Quando corri, non puoi alzare la testa per guardare il cielo e i suoi colori (semplicemente perché se no vai a sbattere) e difficilmente cederai il tuo posto in coda alla cassa del supermercato a quel signore con uno spazzolino in mano (mentre il tuo carrello contiene i viveri per il sostentamento del quartiere in vista dell’Apocalisse).
Se il tempo stringe, anche la prospettiva del tuo sguardo si fa piccola piccola.
La mia pillola rossa, in questo caso, è una soluzione molto semplice: parti prima.
Mi bastano 10 minuti di anticipo sui tempi per riuscire a debellare la nemica Fretta.
Pensaci bene. Non può essere tutto un’emergenza. Se è così, a meno che non salviamo vite umane a cavallo di un’ambulanza, la nostra lista delle priorità ha qualche problema.
Io me ne sono resa conto scrivendole su un foglio.
Quali sono gli impegni inderogabili che devo assolutamente portare a termine dal mio risveglio all’arrivo in ufficio? Li ho appuntati e poi mi sono trovata davanti a due scelte:
o ne elimino uno o inizio la mia giornata 10 minuti prima.
La buona notizia è che nessuna delle due scelte è inarrivabile, ma ce ne sarà certamente una più gradevole. Nel mio caso, anticipare il risveglio è l’opzione vincente.
In altri momenti della giornata, invece, scelgo di accantonare un impegno o riprogrammarlo, se necessario, ma certamente ho dovuto imparare a dire dei “No” (e ti assicuro che sconfiggere il senso di colpa è una sfida impegnativa, ma immensamente gratificante).

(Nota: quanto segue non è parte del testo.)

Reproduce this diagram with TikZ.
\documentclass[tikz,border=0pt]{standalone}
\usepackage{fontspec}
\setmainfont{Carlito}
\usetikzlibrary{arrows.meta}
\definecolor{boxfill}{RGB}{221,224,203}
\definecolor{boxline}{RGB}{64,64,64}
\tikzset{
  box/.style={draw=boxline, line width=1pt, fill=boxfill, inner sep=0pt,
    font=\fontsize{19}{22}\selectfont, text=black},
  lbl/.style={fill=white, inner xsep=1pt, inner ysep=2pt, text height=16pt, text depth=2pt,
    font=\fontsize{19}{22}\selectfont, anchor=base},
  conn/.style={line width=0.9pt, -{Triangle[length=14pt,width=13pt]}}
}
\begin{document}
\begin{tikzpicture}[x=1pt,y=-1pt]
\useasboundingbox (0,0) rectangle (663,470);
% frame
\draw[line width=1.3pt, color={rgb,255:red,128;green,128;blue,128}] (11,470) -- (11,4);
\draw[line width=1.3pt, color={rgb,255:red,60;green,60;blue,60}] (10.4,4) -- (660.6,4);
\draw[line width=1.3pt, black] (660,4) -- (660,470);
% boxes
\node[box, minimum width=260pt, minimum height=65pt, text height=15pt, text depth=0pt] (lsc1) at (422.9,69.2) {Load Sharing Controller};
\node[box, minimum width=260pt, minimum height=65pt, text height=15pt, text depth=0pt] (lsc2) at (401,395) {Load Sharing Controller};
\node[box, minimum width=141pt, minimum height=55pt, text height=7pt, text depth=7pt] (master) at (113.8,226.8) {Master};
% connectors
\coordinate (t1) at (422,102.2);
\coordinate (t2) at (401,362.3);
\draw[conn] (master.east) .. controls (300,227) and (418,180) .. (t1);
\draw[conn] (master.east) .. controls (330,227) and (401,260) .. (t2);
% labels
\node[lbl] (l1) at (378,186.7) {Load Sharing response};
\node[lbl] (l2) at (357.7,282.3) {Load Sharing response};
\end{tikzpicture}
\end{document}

Quando, però, interviene una serata vivace in compagnia delle amiche, quei 10 minuti sotto le coperte acquisiscono un valore inestimabile. In tal caso, prima di andare a dormire scelgo accuratamente quale impegno mattutino sacrificare a vantaggio della mia calma. Senza rancore, gli dedicherò il tempo che merita quando quel tempo sarà a portata di mano.
Ti sei mai accorto che le parole “Fretta” e “Furia” si fanno un’ottima compagnia?
Lascia che si tengano per mano e vadano per la loro strada. E qualora dovessi vederle passare di corsa, scansati un pochino, fai loro un sorriso e torna a respirare profondamente: la tua giornata ha bisogno di te.